— start —
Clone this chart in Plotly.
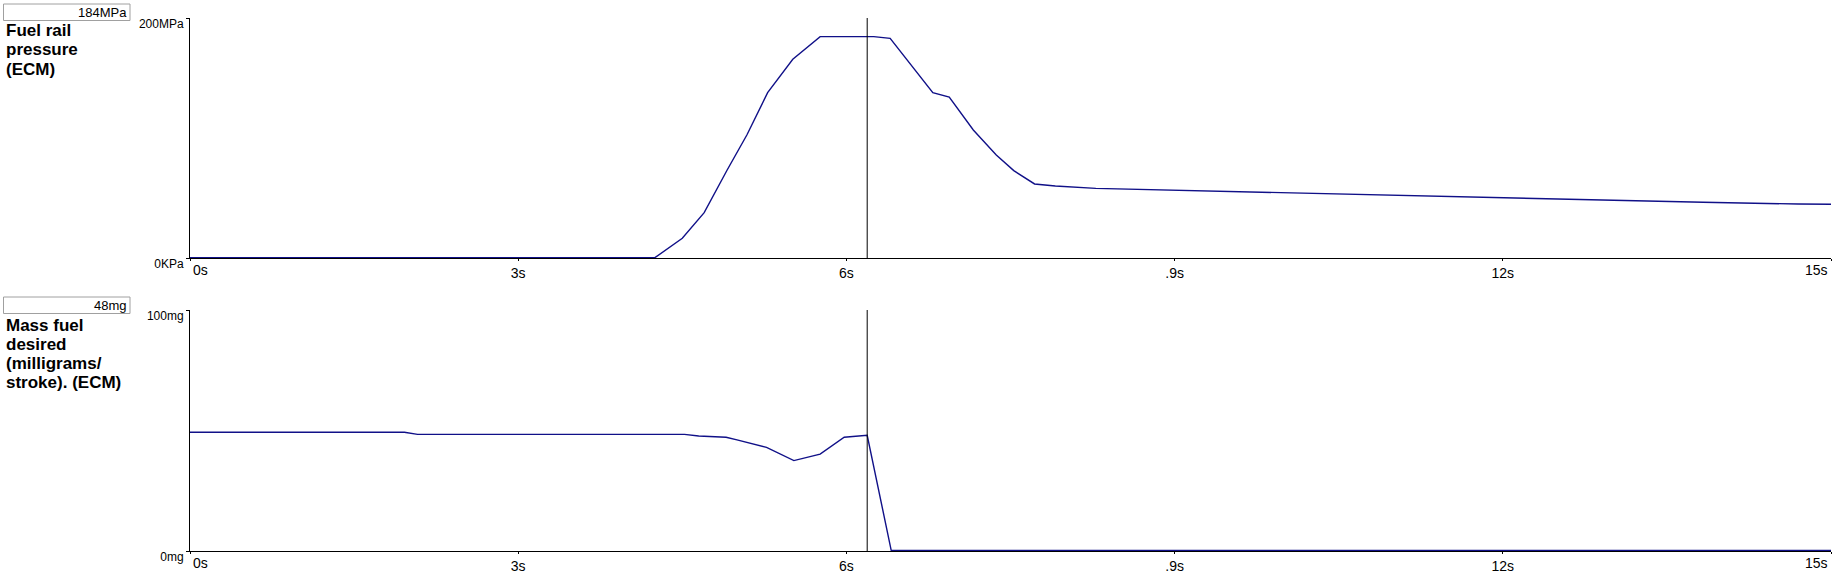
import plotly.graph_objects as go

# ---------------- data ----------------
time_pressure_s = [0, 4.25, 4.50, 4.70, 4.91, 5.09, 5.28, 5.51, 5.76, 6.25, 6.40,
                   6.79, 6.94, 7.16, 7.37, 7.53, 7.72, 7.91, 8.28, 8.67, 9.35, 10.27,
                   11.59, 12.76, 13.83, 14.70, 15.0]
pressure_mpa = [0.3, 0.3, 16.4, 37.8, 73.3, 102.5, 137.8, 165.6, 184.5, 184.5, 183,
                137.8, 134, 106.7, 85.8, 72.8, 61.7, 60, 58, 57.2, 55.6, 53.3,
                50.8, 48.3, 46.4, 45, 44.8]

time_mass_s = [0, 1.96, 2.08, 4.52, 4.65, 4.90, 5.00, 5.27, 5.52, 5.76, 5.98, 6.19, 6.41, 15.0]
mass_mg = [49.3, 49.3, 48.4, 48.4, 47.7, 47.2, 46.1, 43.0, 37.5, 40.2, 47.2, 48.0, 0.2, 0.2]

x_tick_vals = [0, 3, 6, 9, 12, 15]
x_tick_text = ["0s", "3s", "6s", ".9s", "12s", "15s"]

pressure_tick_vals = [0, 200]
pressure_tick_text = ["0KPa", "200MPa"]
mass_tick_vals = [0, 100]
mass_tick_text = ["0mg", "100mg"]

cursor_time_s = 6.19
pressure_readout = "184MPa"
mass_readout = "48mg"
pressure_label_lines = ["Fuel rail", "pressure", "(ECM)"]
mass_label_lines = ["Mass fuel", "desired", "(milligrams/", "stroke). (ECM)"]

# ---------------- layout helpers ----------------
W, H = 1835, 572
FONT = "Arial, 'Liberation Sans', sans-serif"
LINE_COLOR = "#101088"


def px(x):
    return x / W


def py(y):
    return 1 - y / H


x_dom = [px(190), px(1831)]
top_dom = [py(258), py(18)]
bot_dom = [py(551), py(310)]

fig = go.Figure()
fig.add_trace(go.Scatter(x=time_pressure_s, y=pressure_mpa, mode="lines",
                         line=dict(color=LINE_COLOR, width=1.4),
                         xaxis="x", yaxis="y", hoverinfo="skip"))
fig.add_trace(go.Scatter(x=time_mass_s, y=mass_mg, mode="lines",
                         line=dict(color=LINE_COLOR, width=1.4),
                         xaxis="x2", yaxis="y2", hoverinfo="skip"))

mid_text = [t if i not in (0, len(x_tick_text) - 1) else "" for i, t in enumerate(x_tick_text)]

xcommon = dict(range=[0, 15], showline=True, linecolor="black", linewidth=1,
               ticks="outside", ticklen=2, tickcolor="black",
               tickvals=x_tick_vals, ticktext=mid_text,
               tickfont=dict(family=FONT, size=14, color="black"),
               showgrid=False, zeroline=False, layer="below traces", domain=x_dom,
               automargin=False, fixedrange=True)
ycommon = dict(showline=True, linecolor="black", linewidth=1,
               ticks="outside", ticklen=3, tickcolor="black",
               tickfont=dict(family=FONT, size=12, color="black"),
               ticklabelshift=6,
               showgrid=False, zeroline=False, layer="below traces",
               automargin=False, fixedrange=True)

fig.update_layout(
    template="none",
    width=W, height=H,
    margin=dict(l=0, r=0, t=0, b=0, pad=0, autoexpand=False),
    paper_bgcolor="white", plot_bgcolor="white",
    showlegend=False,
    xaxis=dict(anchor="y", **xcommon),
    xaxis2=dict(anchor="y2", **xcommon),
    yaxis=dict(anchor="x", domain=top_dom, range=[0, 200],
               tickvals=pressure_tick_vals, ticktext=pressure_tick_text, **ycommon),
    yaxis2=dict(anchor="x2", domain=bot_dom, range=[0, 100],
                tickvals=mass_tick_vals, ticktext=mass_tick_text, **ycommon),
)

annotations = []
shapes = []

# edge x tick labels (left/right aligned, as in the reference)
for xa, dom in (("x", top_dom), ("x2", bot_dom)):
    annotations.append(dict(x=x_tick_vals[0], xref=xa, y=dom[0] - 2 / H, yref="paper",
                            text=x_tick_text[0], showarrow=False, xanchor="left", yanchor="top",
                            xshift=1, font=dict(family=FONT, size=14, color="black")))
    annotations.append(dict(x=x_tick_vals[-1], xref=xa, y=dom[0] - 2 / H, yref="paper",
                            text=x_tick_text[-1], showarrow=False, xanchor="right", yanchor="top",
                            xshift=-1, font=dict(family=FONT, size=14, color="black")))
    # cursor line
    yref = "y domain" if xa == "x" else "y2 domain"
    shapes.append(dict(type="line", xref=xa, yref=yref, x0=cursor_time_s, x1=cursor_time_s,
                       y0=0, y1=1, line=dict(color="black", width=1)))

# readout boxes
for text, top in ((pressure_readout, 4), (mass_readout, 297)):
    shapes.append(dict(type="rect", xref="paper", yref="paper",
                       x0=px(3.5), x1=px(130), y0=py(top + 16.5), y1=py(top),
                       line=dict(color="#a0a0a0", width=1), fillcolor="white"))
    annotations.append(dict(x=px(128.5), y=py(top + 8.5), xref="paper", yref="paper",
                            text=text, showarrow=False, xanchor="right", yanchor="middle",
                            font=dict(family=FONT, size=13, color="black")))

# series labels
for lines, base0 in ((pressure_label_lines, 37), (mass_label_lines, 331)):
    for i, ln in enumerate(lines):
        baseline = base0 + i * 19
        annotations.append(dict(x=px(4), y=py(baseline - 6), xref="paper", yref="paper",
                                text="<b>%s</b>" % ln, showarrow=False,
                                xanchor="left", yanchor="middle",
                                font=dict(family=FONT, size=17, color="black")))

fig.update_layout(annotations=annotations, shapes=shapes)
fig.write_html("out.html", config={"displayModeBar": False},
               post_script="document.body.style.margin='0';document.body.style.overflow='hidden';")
— end —
Exercise goal: Exactly as written, please give again the lines from the beginning of the listing through the line containing "import plotly.graph_objects as go", inclusive, without any pictures.

Exercise response:
Clone this chart in Plotly.
import plotly.graph_objects as go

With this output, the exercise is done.